Sue Guebert, who attends both guilds, said that once she ran out of elastics to make masks and heard there was a need for more scrub bags, she switched gears and started sewing those.
“The nurses can just put their scrubs in, right at work and take it home and throw it in the laundry just like that,” Guebert explained.
The drawstring bags allow health care workers to take home their scrubs after each shift and eliminate the fear of contaminating their home or families during the COVID-19 pandemic.
Guebert has only made a handful so far but has plenty more cloth to make more, she said. Several bags have already been delivered to the Hinton Healthcare Centre by other ladies, and Guebert has arranged for someone to pick up the bags from her porch and deliver them to the hospital. Arrangements have been made to connect seamstresses and amateur sewers with an Alberta Health Services (AHS) representative to avoid non-essential traffic into the hospital.
“It’s just a little thing I can do to help out,” Guebert said.
Guebert, like many of the other quilters, donated all their cloth and time to make the bags for healthcare workers.
Prior to making scrub bags, she made more than 75 masks for family and friends.

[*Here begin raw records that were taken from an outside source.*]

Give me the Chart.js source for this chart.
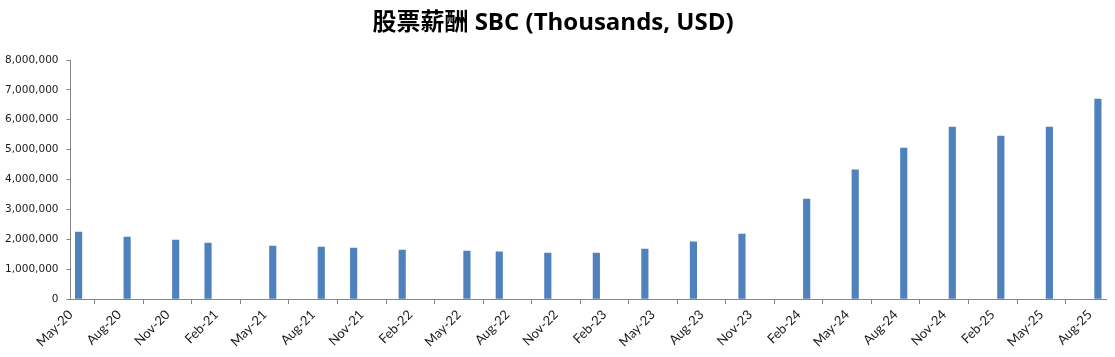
<!DOCTYPE html>
<html>
<head>
<meta charset="utf-8">
<script src="https://cdn.jsdelivr.net/npm/chart.js@4.4.0/dist/chart.umd.min.js"></script>
<style>
html,body{margin:0;padding:0;background:#fff;}
#wrap{width:1115px;height:357px;position:relative;}
</style>
</head>
<body>
<div id="wrap"><canvas id="c" width="1115" height="357"></canvas></div>
<script>
// ---- data ----
const chartTitle = '股票薪酬 SBC (Thousands, USD)';
const barDates = ['2020-05','2020-08','2020-11','2021-01','2021-05','2021-08','2021-10','2022-01','2022-05','2022-07','2022-10','2023-01','2023-04','2023-07','2023-10','2024-02','2024-05','2024-08','2024-11','2025-02','2025-05','2025-08'];
const sbcValues = [2240000,2075000,1975000,1875000,1775000,1740000,1705000,1640000,1605000,1575000,1540000,1540000,1675000,1910000,2175000,3345000,4320000,5055000,5755000,5455000,5755000,6695000];
const tickLabels = ['May-20','Aug-20','Nov-20','Feb-21','May-21','Aug-21','Nov-21','Feb-22','May-22','Aug-22','Nov-22','Feb-23','May-23','Aug-23','Nov-23','Feb-24','May-24','Aug-24','Nov-24','Feb-25','May-25','Aug-25'];
const yTicks = [0,1000000,2000000,3000000,4000000,5000000,6000000,7000000,8000000];

// ---- helpers ----
const MON = ['Jan','Feb','Mar','Apr','May','Jun','Jul','Aug','Sep','Oct','Nov','Dec'];
const startY = 2020, startM = 4; // May 2020 = month 0
function idxFromISO(s){const [y,m]=s.split('-').map(Number);return (y-startY)*12+(m-1-startM);}
function idxFromLabel(s){const [mn,yy]=s.split('-');return (2000+Number(yy)-startY)*12+(MON.indexOf(mn)-startM);}
const tickIdx = tickLabels.map(idxFromLabel);
const labelByIdx = {}; tickLabels.forEach((l,i)=>labelByIdx[tickIdx[i]]=l);
const points = barDates.map((d,i)=>({x: idxFromISO(d)+0.5, y: sbcValues[i]}));
const axisEnd = tickIdx[tickIdx.length-1]+1;

new Chart(document.getElementById('c'), {
  type: 'bar',
  data: { datasets: [{ data: points, backgroundColor: '#4F81BD', borderWidth: 0, barThickness: 6.5 }] },
  options: {
    responsive: false, animation: false,
    layout: { padding: { left: 0, right: 9, top: 0, bottom: 0 } },
    plugins: {
      legend: { display: false }, tooltip: { enabled: false },
      title: { display: true, text: chartTitle, color: '#000',
        font: { family: '"Open Sans","Noto Sans CJK SC",sans-serif', size: 24, weight: 'bold' },
        padding: { top: 9, bottom: 22.2 } }
    },
    scales: {
      x: {
        type: 'linear', min: 0, max: axisEnd, offset: false,
        afterBuildTicks: s => { s.ticks = tickIdx.map(v => ({ value: v })); },
        afterFit: s => { s.height = 58; },
        grid: { drawOnChartArea: false, drawTicks: true, tickLength: 5, color: '#868686' },
        border: { color: '#868686', width: 1 },
        ticks: { autoSkip: false, minRotation: 45, maxRotation: 45, color: '#1a1a1a',
          font: { family: 'Lato, "Open Sans", sans-serif', size: 13 },
          callback: v => labelByIdx[v] ?? '' }
      },
      y: {
        min: 0, max: 8000000,
        afterBuildTicks: s => { s.ticks = yTicks.map(v => ({ value: v })); },
        afterFit: s => { s.width = 70.5; },
        grid: { drawOnChartArea: false, drawTicks: true, tickLength: 4, color: '#868686' },
        border: { color: '#868686', width: 1 },
        ticks: { color: '#1a1a1a', padding: 8,
          font: { family: '"DejaVu Sans", Verdana, sans-serif', size: 10.5 },
          callback: v => v.toLocaleString('en-US') }
      }
    }
  }
});
</script>
</body>
</html>
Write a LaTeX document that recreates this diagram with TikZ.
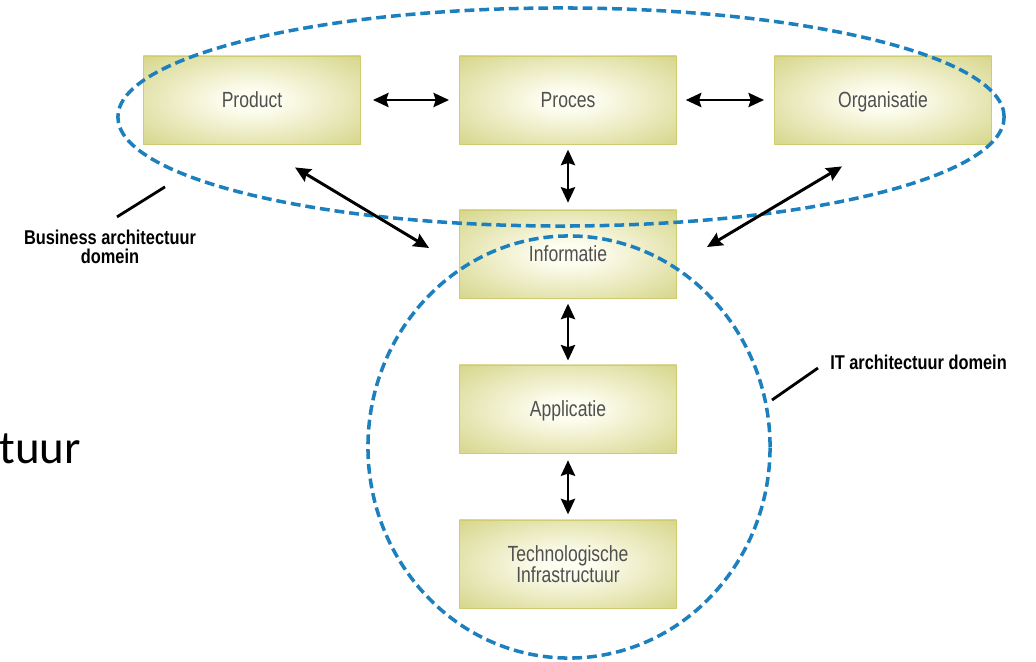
\documentclass[tikz,border=0pt]{standalone}
\usepackage{fontspec}
\usepackage{tikz}
\usetikzlibrary{
    arrows.meta,
    positioning,
    shapes.geometric,
    calc
}
\newfontfamily\boxfont[FakeStretch=0.8]{Liberation Sans}
\newfontfamily\tagfont[FakeStretch=0.82]{Liberation Sans}
\newfontfamily\slidefont{Carlito}
\usepackage{xcolor}
\definecolor{boxin}{RGB}{253,253,240}
\definecolor{boxout}{RGB}{198,197,96}
\definecolor{boxline}{RGB}{208,204,112}
\definecolor{domainblue}{RGB}{28,128,190}
\definecolor{labelgray}{RGB}{80,80,80}
\pgfdeclareradialshading{boxglow}{\pgfpoint{0bp}{0bp}}{color(0bp)=(boxin); color(6bp)=(boxin); color(48bp)=(boxout); color(50bp)=(boxout)}

\begin{document}
\begin{tikzpicture}[
    x=0.025cm, y=-0.025cm,
    block/.style={rectangle, draw=boxline, line width=0.6pt, shading=boxglow, minimum width=5.425cm, minimum height=2.2cm, inner sep=0pt, align=center, text=labelgray, text depth=0pt, font=\boxfont\fontsize{15.6}{15}\selectfont},
    domainring/.style={draw=domainblue, line width=2.5pt, dash pattern=on 7pt off 3.5pt, inner sep=0pt},
    biarrow/.style={{Stealth[length=11pt,width=10pt,inset=1.5pt]}-{Stealth[length=11pt,width=10pt,inset=1.5pt]}, line width=2.1pt},
    pointer/.style={line width=2pt},
    domlabel/.style={font=\tagfont\bfseries\fontsize{14.2}{13.5}\selectfont, align=center, inner sep=0pt}
]
\useasboundingbox (0,0) rectangle (1036,662);

% Business layer
\node[block] (product) at (252,100) {Product};
\node[block] (proces) at (568,100) {Proces};
\node[block] (organisatie) at (883,100) {Organisatie};

% IT layer
\node[block] (informatie) at (568,254) {Informatie};
\node[block] (applicatie) at (568,409) {Applicatie};
\node[block] (techinfra) at (568,564) {Technologische\\Infrastructuur};

% Domains
\node[domainring, ellipse, minimum width=22.15cm, minimum height=5.45cm] (bizdomain) at (561,117) {};
\node[domainring, ellipse, minimum width=10.05cm, minimum height=10.55cm] (itdomain) at (569,447) {};

% Relations
\draw[biarrow, shorten <=0.3cm, shorten >=0.25cm] (product) -- (proces);
\draw[biarrow, shorten <=0.22cm, shorten >=0.25cm] (proces) -- (organisatie);
\draw[biarrow, shorten <=0.13cm, shorten >=0.17cm] (proces) -- (informatie);
\draw[biarrow, shorten <=0.13cm, shorten >=0.1cm] (informatie) -- (applicatie);
\draw[biarrow, shorten <=0.17cm, shorten >=0.13cm] (applicatie) -- (techinfra);
\draw[biarrow] ($(product.south)+(43,23)$) -- ($(informatie.west)+(-30,-6)$);
\draw[biarrow] ($(organisatie.south)+(-41,22)$) -- ($(informatie.east)+(30,-7)$);

% Domain labels
\node[domlabel] (bizlabel) at (110,247) {Business architectuur\\domein};
\node[domlabel, anchor=west] (itlabel) at (830,362) {IT architectuur domein};
\draw[pointer] ($(bizlabel.north)+(7,-13)$) -- ($(bizlabel.north)+(55,-43)$);
\draw[pointer] ($(itlabel.west)+(-12,6)$) -- ($(itlabel.west)+(-58,38)$);

% Slide fragment
\node[font=\slidefont\fontsize{33.4}{40}\selectfont, anchor=base west, inner sep=0pt] (slidefrag) at (-1,463) {tuur};

\end{tikzpicture}
\end{document}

She added that any money that has been donated to her for making the masks has been forwarded to the Hinton Food bank.
Elastics for masks have become hard to find, and even online orders are taking a while to be delivered.
The bags just use fabric with a drawstring to close them.
“This was originally thought to be for front line COVID workers that were either stripping at the hospital and taking their clothes home in a garbage bag and fearful they would bring the virus home to their families or they were changing in their garages and trying to get their clothes into their laundry,” explained Lil Wallace, a past member of the Rocky Mountain Quilters Guild before she moved to Stony Plain.
Wallace is now the president of her quilters guild in Stony Plain, and introduced the scrub bag project to her guild there. She originally emailed her guild with the idea and a pattern for the scrub bags, but her email has since been passed around to many Albertans.
“Next thing you know I’ve got all these bags coming in,” she said.
“My last count I had over 1,500 bags that I had given to various hospitals.”
Since then, multiple Facebook groups have popped up to help organize the scrub bags project for Alberta healthcare workers.
Wallace explained that the scrub bags were intended to be a gift from Albertans to give back to healthcare workers. Quilters across the province first donated bags to front line workers and now to anybody that works in the healthcare field.
She added that the project has really given everyone in her guild a purpose.
“They could help give back to the healthcare workers and show their appreciation,” she said.
Her guild has also donated bags to Associated Ambulance, which serves Hinton, Jasper, and Edson.
Wallace guessed each bag costs anywhere from $10 to $15, which are made of their own fabric. Most quilters have a stash of fabric, she added.
“These ladies have donated a very generous amount of themselves,” she said.
Wallace’s husband nicknamed the scrub bags, the Hinshaw bags, after Dr. Deena Hinshaw, Alberta’s chief medical officer of health and front woman during COVID-19.
“He said you need a name for these, people aren’t going to know if you call them scrub bags, that’s not classy. He said call them the Hinshaw bags. That name kind of took off in the scrub bag group,” Wallace said.